[START OF Data supplied]

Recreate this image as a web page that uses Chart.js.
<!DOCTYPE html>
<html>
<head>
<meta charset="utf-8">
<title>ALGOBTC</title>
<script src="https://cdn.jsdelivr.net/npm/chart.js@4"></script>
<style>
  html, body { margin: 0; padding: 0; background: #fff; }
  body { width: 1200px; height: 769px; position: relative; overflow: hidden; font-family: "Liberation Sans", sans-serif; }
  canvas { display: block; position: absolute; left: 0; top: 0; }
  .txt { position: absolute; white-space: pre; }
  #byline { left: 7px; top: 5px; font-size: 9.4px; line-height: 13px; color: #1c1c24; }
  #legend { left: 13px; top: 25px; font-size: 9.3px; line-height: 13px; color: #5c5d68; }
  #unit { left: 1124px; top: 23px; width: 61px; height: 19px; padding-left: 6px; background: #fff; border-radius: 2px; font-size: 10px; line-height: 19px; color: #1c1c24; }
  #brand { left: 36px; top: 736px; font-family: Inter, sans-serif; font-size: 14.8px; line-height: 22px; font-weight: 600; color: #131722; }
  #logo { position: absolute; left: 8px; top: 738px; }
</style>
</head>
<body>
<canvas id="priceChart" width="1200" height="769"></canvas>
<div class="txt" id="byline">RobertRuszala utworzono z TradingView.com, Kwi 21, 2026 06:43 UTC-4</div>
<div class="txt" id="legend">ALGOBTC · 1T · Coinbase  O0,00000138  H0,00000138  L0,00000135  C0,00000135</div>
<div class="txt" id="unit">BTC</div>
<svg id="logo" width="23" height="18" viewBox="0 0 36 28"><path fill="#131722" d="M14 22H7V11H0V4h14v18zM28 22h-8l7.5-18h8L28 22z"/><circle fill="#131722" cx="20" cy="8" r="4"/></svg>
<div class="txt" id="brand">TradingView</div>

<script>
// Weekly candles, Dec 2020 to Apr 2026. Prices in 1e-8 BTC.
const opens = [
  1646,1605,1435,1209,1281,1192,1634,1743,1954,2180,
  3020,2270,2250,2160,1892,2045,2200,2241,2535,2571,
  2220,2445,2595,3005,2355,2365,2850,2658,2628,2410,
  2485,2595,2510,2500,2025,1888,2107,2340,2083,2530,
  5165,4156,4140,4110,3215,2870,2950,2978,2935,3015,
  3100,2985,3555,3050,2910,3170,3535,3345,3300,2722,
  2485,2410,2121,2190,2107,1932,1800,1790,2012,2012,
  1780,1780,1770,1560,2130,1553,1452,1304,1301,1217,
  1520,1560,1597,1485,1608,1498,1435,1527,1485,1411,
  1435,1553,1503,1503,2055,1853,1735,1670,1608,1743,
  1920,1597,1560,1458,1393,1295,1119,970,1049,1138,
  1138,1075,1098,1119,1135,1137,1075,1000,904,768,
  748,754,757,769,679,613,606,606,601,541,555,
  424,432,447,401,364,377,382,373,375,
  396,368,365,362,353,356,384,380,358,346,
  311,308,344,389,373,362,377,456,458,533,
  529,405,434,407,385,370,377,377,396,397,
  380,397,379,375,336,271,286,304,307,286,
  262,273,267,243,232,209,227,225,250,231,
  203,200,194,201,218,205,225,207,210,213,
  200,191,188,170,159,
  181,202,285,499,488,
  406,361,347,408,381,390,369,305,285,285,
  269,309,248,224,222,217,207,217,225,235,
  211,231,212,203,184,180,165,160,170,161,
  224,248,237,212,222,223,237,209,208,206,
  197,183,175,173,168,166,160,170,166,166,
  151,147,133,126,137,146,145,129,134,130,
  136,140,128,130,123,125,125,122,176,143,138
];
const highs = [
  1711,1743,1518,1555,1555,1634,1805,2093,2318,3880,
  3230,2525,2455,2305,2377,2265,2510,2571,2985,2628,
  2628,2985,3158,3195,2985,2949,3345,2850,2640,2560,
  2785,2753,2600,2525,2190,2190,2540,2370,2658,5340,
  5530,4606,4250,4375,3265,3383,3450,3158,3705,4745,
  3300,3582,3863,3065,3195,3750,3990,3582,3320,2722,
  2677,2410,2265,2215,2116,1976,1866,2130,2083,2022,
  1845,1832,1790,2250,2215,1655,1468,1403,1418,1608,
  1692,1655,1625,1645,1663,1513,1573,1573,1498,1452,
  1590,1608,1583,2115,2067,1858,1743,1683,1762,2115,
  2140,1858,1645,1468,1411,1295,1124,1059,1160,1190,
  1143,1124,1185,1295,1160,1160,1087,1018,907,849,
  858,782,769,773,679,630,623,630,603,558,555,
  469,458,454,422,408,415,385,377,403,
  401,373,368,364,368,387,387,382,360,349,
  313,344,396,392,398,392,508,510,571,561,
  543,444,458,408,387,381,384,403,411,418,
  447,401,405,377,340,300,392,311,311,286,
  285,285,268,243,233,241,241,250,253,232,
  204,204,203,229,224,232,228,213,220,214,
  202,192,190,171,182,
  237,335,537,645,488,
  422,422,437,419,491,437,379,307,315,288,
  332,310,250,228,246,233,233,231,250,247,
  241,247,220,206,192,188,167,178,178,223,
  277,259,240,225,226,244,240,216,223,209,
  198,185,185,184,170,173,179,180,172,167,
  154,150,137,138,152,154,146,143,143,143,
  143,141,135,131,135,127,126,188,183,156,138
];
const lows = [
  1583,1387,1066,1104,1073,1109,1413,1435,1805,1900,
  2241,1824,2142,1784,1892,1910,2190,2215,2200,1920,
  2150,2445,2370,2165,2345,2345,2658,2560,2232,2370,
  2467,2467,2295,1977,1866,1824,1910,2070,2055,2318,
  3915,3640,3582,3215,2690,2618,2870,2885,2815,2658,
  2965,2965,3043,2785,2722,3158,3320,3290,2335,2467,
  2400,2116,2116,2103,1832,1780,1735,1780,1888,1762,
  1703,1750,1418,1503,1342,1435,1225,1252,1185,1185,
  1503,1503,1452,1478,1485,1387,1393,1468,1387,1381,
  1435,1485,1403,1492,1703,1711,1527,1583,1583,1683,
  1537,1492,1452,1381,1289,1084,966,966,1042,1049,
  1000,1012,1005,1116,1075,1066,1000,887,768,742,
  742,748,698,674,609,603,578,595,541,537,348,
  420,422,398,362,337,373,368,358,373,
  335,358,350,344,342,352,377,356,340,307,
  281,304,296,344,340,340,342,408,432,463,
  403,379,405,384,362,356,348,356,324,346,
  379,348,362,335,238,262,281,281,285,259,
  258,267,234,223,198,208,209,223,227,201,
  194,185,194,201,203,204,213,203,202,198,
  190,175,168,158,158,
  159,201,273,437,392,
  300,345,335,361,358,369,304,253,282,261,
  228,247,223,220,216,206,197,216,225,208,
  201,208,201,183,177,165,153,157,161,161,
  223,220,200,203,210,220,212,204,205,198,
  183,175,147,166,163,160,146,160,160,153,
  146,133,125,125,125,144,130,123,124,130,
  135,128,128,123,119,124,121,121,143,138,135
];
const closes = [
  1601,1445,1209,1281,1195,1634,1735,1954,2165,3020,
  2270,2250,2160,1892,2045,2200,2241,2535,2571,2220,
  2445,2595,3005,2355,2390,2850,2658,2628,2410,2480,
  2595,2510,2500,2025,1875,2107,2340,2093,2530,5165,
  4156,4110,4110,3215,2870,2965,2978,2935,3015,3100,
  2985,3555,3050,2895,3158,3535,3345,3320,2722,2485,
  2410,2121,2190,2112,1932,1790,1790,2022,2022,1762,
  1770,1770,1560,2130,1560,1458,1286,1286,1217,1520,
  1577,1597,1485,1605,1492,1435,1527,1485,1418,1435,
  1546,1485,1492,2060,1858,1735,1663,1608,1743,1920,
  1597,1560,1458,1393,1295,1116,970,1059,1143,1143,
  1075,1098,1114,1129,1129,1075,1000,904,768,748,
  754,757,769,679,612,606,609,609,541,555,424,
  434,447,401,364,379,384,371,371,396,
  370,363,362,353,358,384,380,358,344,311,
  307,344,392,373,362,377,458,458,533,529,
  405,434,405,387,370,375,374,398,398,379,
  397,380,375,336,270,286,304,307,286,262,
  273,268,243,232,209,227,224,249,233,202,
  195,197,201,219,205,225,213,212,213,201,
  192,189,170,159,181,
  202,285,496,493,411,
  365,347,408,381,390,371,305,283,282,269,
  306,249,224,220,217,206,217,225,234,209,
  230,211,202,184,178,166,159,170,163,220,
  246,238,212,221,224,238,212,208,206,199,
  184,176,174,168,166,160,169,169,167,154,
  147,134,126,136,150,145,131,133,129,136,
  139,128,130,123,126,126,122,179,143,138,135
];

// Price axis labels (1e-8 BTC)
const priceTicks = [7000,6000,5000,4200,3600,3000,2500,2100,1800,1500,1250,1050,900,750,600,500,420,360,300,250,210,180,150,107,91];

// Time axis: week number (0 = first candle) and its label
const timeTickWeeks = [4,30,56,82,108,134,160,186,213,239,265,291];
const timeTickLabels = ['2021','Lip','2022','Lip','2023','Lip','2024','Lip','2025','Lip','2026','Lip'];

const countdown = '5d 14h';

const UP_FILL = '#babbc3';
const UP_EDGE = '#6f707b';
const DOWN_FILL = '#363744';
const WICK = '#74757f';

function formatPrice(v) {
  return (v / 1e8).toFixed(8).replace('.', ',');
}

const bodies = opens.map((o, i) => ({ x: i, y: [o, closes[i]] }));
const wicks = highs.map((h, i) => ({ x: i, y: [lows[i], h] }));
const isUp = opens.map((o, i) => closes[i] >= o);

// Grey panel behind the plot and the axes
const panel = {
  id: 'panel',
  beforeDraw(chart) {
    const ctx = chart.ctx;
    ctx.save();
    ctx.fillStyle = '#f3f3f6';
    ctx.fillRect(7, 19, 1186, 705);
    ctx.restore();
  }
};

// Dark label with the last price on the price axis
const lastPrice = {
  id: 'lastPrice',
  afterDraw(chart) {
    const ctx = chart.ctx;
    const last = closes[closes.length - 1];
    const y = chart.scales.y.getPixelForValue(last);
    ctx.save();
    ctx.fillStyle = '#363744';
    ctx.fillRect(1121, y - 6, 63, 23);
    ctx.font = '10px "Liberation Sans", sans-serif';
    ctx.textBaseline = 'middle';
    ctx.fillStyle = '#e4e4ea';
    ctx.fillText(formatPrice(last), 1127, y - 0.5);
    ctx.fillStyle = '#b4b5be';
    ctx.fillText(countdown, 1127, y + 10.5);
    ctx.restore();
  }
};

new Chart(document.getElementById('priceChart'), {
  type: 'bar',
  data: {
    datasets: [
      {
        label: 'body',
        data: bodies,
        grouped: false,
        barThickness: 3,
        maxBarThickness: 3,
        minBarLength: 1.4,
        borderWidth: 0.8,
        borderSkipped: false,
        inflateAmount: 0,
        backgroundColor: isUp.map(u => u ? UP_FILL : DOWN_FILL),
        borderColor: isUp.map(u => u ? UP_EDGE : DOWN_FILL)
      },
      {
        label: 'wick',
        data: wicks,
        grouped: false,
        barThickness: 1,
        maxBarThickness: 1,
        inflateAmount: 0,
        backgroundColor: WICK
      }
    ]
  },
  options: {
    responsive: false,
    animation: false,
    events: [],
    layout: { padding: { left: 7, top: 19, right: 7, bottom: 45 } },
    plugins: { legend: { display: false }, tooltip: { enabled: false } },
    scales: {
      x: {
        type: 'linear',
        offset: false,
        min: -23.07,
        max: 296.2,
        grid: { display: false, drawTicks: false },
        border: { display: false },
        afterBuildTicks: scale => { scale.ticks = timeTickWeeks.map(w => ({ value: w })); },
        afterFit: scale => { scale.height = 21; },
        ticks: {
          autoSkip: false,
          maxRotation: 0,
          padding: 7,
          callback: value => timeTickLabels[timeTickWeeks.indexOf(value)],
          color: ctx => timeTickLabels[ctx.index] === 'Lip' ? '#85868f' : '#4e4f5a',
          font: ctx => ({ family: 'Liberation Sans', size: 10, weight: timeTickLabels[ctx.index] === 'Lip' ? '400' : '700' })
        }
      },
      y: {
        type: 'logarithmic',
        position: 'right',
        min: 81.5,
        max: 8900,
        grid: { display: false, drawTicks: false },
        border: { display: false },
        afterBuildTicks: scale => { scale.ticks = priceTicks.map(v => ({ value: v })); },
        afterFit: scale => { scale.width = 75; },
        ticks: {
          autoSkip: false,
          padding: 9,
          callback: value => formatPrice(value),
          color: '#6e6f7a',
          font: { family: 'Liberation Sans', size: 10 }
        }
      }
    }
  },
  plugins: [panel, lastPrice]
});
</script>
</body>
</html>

[END OF Data supplied]
[START OF Data supplied]

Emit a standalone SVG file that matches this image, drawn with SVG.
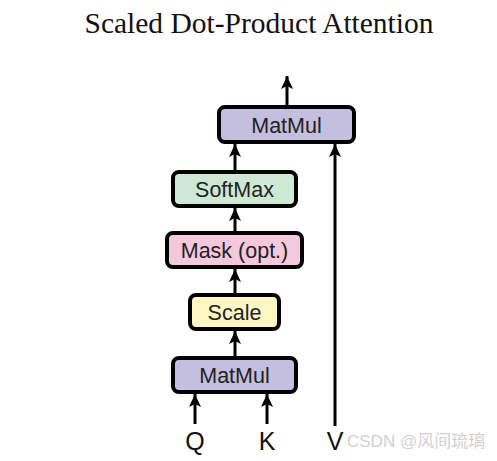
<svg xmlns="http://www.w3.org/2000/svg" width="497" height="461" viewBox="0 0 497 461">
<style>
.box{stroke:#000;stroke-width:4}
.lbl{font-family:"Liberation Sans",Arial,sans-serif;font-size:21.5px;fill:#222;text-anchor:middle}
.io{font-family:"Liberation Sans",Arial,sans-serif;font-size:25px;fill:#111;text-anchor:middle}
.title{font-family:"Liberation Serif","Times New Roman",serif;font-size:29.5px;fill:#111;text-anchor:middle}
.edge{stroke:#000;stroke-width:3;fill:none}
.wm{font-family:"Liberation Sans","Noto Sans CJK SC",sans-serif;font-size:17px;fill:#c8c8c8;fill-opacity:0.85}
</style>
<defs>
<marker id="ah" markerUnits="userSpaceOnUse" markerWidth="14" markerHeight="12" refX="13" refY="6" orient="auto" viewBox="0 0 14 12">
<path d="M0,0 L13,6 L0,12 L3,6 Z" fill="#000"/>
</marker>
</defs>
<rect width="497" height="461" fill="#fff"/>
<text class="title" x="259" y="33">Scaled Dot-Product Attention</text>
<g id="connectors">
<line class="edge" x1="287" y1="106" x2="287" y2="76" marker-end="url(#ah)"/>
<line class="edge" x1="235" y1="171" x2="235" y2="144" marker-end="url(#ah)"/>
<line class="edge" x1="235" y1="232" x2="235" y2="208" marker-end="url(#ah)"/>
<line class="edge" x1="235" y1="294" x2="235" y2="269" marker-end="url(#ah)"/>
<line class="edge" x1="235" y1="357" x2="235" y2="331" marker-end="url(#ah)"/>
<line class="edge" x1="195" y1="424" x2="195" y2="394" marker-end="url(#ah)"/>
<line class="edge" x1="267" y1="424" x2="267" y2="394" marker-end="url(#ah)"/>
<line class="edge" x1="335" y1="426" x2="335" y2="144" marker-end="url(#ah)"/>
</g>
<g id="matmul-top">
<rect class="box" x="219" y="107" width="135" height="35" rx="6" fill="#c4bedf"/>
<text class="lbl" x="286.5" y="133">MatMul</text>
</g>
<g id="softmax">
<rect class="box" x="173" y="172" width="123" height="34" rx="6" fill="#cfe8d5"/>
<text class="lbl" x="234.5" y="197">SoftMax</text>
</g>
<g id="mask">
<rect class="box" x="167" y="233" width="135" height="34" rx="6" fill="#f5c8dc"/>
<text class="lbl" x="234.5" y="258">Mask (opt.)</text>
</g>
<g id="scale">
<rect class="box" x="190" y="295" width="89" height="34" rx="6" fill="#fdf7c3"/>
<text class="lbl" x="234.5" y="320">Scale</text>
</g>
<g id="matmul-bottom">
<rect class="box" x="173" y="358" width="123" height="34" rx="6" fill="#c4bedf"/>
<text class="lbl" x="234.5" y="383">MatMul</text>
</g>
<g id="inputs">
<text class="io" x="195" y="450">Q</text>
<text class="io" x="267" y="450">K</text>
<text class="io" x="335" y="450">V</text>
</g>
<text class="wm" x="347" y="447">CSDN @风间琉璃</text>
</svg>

[END OF Data supplied]

• _Exercise requirements_: Look through the data and gather every line with the string "this" in it.

• _Worked answer_:
Recreate this image as a web page that uses Chart.js.
Emit a standalone SVG file that matches this image, drawn with SVG.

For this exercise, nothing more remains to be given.